* _DATA IN THIS EXERCISE_
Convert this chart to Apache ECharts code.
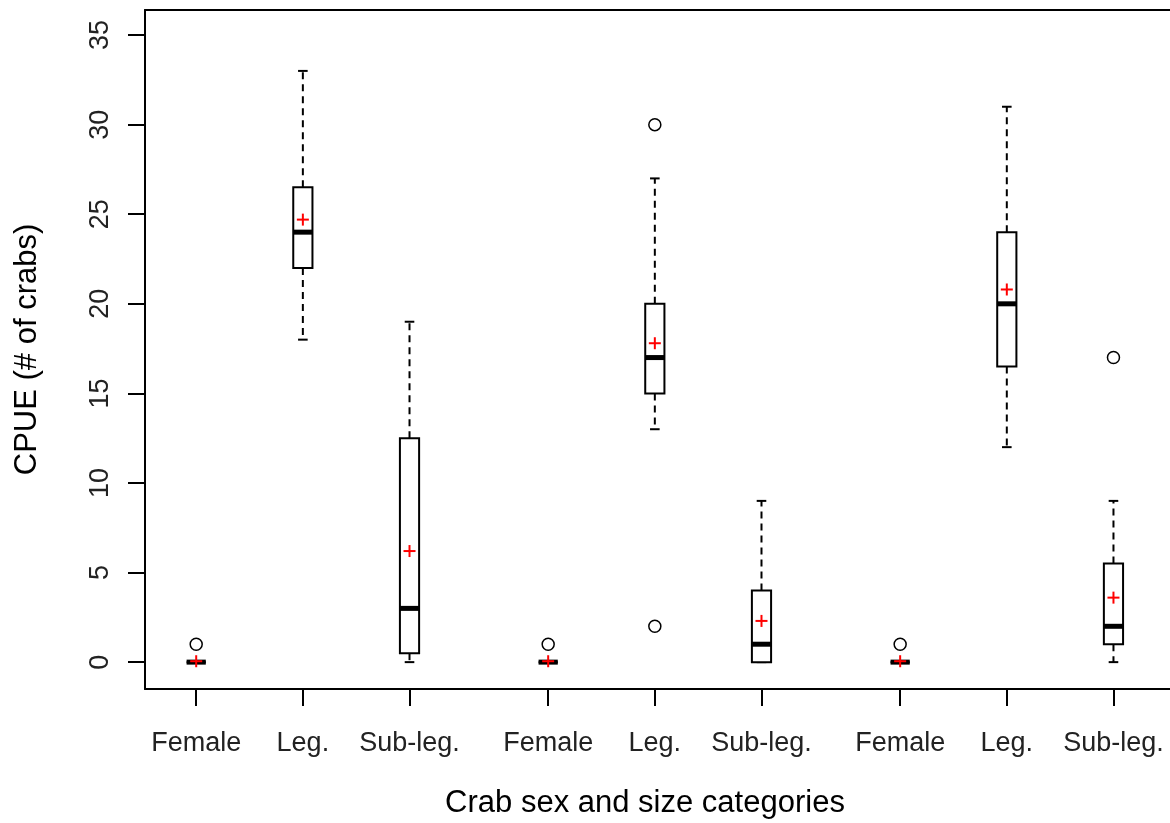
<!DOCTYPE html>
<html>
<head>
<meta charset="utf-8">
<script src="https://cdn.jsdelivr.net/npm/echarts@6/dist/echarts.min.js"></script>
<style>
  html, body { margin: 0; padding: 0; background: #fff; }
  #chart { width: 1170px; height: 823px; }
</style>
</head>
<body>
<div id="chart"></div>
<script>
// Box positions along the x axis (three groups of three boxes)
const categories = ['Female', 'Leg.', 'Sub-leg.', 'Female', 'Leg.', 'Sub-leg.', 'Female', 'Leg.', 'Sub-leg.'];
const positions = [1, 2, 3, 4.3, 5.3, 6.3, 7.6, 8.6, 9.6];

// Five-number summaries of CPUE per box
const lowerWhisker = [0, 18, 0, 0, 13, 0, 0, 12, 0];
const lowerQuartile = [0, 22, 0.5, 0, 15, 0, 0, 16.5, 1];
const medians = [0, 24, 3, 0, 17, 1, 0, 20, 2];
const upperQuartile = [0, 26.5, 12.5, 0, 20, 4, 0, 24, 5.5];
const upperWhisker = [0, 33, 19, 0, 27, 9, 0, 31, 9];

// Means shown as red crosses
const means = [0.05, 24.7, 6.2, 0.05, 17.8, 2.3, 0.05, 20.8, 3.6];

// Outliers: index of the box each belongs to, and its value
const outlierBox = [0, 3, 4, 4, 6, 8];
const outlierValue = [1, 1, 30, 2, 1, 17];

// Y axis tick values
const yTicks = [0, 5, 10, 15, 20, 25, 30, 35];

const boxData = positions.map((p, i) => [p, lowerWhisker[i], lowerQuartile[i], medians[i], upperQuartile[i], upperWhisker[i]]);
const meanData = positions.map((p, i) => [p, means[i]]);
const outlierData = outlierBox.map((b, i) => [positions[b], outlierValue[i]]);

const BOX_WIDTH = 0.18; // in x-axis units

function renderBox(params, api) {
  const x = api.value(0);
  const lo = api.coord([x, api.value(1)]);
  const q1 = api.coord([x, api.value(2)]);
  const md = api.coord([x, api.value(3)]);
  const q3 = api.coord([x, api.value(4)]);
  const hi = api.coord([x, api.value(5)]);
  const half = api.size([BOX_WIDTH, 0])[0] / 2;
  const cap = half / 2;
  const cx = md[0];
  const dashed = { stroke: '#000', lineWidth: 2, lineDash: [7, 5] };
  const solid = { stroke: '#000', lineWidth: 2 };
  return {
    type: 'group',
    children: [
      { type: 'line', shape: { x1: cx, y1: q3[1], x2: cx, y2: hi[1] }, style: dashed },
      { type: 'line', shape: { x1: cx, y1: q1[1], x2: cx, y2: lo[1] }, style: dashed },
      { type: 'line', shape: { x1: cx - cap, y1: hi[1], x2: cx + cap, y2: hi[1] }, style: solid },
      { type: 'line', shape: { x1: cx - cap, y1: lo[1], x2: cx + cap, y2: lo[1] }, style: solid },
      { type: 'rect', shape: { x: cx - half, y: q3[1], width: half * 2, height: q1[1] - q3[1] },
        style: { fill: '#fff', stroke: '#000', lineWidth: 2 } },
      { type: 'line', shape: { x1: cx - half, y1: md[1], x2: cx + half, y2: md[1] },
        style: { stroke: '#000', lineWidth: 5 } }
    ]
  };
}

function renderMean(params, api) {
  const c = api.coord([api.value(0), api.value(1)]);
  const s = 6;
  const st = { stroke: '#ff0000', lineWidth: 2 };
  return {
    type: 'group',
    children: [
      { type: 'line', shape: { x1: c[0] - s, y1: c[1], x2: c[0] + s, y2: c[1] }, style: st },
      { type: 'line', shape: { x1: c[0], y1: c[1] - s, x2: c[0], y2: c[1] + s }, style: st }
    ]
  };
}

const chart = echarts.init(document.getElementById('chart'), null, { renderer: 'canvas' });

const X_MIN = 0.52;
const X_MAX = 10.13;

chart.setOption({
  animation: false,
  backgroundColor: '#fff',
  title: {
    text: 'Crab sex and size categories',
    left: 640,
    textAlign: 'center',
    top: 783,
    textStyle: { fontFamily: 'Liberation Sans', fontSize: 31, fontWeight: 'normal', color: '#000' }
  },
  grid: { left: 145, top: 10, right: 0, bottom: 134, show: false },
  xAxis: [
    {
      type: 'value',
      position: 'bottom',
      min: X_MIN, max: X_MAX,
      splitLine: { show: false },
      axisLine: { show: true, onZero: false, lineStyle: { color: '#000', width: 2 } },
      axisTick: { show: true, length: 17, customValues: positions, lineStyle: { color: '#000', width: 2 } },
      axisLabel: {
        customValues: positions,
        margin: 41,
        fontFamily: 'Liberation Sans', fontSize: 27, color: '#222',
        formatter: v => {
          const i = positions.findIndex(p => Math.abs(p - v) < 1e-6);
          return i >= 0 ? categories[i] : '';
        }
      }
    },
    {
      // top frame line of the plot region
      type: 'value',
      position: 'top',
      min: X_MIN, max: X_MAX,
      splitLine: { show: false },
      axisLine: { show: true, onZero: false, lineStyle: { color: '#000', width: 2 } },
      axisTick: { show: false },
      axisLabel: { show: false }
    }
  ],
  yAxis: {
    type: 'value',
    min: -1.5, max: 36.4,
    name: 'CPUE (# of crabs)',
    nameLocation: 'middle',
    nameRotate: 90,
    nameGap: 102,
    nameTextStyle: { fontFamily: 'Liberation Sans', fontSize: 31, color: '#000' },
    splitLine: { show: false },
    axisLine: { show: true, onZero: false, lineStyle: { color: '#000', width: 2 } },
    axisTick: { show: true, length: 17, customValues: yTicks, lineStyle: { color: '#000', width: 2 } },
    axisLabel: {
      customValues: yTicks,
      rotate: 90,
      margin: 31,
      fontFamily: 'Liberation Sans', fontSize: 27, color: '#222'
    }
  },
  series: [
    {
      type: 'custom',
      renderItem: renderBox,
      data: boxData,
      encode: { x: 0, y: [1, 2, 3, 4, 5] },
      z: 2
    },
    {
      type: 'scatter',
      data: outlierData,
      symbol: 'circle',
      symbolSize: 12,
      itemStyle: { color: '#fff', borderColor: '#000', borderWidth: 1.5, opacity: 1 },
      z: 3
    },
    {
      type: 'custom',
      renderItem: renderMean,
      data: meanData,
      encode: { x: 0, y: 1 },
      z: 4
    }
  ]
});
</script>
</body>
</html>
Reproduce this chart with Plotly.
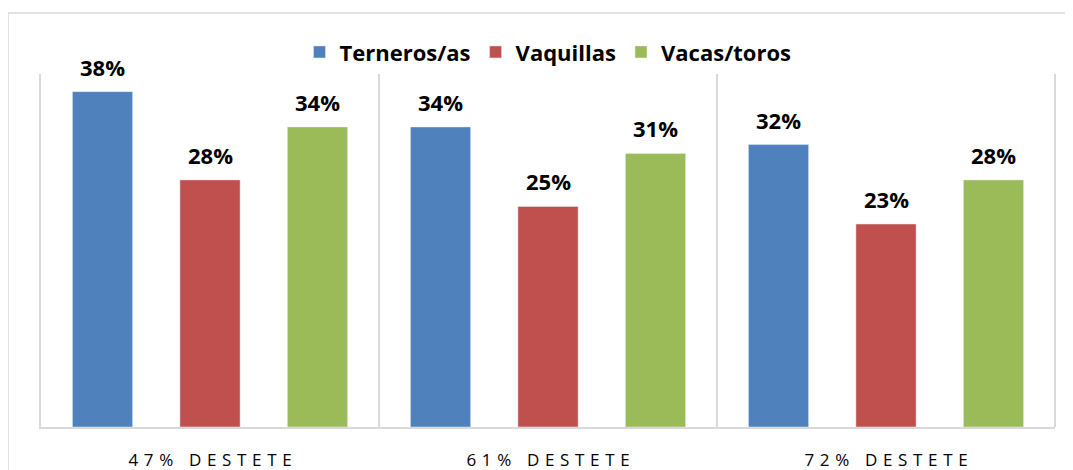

* _EXERCISE DESCRIPTION_
Reproduce all the entries that precede this task, word for word, minus any pictures.

* _ANSWER TO THIS PROBLEM_
Convert this chart to Apache ECharts code.
<!DOCTYPE html>
<html>
<head>
<meta charset="utf-8">
<script src="https://cdn.jsdelivr.net/npm/echarts@6/dist/echarts.min.js"></script>
<style>
  html, body { margin: 0; padding: 0; background: #fff; }
  #chart { width: 1170px; height: 823px; }
</style>
</head>
<body>
<div id="chart"></div>
<script>
// Box positions along the x axis (three groups of three boxes)
const categories = ['Female', 'Leg.', 'Sub-leg.', 'Female', 'Leg.', 'Sub-leg.', 'Female', 'Leg.', 'Sub-leg.'];
const positions = [1, 2, 3, 4.3, 5.3, 6.3, 7.6, 8.6, 9.6];

// Five-number summaries of CPUE per box
const lowerWhisker = [0, 18, 0, 0, 13, 0, 0, 12, 0];
const lowerQuartile = [0, 22, 0.5, 0, 15, 0, 0, 16.5, 1];
const medians = [0, 24, 3, 0, 17, 1, 0, 20, 2];
const upperQuartile = [0, 26.5, 12.5, 0, 20, 4, 0, 24, 5.5];
const upperWhisker = [0, 33, 19, 0, 27, 9, 0, 31, 9];

// Means shown as red crosses
const means = [0.05, 24.7, 6.2, 0.05, 17.8, 2.3, 0.05, 20.8, 3.6];

// Outliers: index of the box each belongs to, and its value
const outlierBox = [0, 3, 4, 4, 6, 8];
const outlierValue = [1, 1, 30, 2, 1, 17];

// Y axis tick values
const yTicks = [0, 5, 10, 15, 20, 25, 30, 35];

const boxData = positions.map((p, i) => [p, lowerWhisker[i], lowerQuartile[i], medians[i], upperQuartile[i], upperWhisker[i]]);
const meanData = positions.map((p, i) => [p, means[i]]);
const outlierData = outlierBox.map((b, i) => [positions[b], outlierValue[i]]);

const BOX_WIDTH = 0.18; // in x-axis units

function renderBox(params, api) {
  const x = api.value(0);
  const lo = api.coord([x, api.value(1)]);
  const q1 = api.coord([x, api.value(2)]);
  const md = api.coord([x, api.value(3)]);
  const q3 = api.coord([x, api.value(4)]);
  const hi = api.coord([x, api.value(5)]);
  const half = api.size([BOX_WIDTH, 0])[0] / 2;
  const cap = half / 2;
  const cx = md[0];
  const dashed = { stroke: '#000', lineWidth: 2, lineDash: [7, 5] };
  const solid = { stroke: '#000', lineWidth: 2 };
  return {
    type: 'group',
    children: [
      { type: 'line', shape: { x1: cx, y1: q3[1], x2: cx, y2: hi[1] }, style: dashed },
      { type: 'line', shape: { x1: cx, y1: q1[1], x2: cx, y2: lo[1] }, style: dashed },
      { type: 'line', shape: { x1: cx - cap, y1: hi[1], x2: cx + cap, y2: hi[1] }, style: solid },
      { type: 'line', shape: { x1: cx - cap, y1: lo[1], x2: cx + cap, y2: lo[1] }, style: solid },
      { type: 'rect', shape: { x: cx - half, y: q3[1], width: half * 2, height: q1[1] - q3[1] },
        style: { fill: '#fff', stroke: '#000', lineWidth: 2 } },
      { type: 'line', shape: { x1: cx - half, y1: md[1], x2: cx + half, y2: md[1] },
        style: { stroke: '#000', lineWidth: 5 } }
    ]
  };
}

function renderMean(params, api) {
  const c = api.coord([api.value(0), api.value(1)]);
  const s = 6;
  const st = { stroke: '#ff0000', lineWidth: 2 };
  return {
    type: 'group',
    children: [
      { type: 'line', shape: { x1: c[0] - s, y1: c[1], x2: c[0] + s, y2: c[1] }, style: st },
      { type: 'line', shape: { x1: c[0], y1: c[1] - s, x2: c[0], y2: c[1] + s }, style: st }
    ]
  };
}

const chart = echarts.init(document.getElementById('chart'), null, { renderer: 'canvas' });

const X_MIN = 0.52;
const X_MAX = 10.13;

chart.setOption({
  animation: false,
  backgroundColor: '#fff',
  title: {
    text: 'Crab sex and size categories',
    left: 640,
    textAlign: 'center',
    top: 783,
    textStyle: { fontFamily: 'Liberation Sans', fontSize: 31, fontWeight: 'normal', color: '#000' }
  },
  grid: { left: 145, top: 10, right: 0, bottom: 134, show: false },
  xAxis: [
    {
      type: 'value',
      position: 'bottom',
      min: X_MIN, max: X_MAX,
      splitLine: { show: false },
      axisLine: { show: true, onZero: false, lineStyle: { color: '#000', width: 2 } },
      axisTick: { show: true, length: 17, customValues: positions, lineStyle: { color: '#000', width: 2 } },
      axisLabel: {
        customValues: positions,
        margin: 41,
        fontFamily: 'Liberation Sans', fontSize: 27, color: '#222',
        formatter: v => {
          const i = positions.findIndex(p => Math.abs(p - v) < 1e-6);
          return i >= 0 ? categories[i] : '';
        }
      }
    },
    {
      // top frame line of the plot region
      type: 'value',
      position: 'top',
      min: X_MIN, max: X_MAX,
      splitLine: { show: false },
      axisLine: { show: true, onZero: false, lineStyle: { color: '#000', width: 2 } },
      axisTick: { show: false },
      axisLabel: { show: false }
    }
  ],
  yAxis: {
    type: 'value',
    min: -1.5, max: 36.4,
    name: 'CPUE (# of crabs)',
    nameLocation: 'middle',
    nameRotate: 90,
    nameGap: 102,
    nameTextStyle: { fontFamily: 'Liberation Sans', fontSize: 31, color: '#000' },
    splitLine: { show: false },
    axisLine: { show: true, onZero: false, lineStyle: { color: '#000', width: 2 } },
    axisTick: { show: true, length: 17, customValues: yTicks, lineStyle: { color: '#000', width: 2 } },
    axisLabel: {
      customValues: yTicks,
      rotate: 90,
      margin: 31,
      fontFamily: 'Liberation Sans', fontSize: 27, color: '#222'
    }
  },
  series: [
    {
      type: 'custom',
      renderItem: renderBox,
      data: boxData,
      encode: { x: 0, y: [1, 2, 3, 4, 5] },
      z: 2
    },
    {
      type: 'scatter',
      data: outlierData,
      symbol: 'circle',
      symbolSize: 12,
      itemStyle: { color: '#fff', borderColor: '#000', borderWidth: 1.5, opacity: 1 },
      z: 3
    },
    {
      type: 'custom',
      renderItem: renderMean,
      data: meanData,
      encode: { x: 0, y: 1 },
      z: 4
    }
  ]
});
</script>
</body>
</html>
Reproduce this chart with Plotly.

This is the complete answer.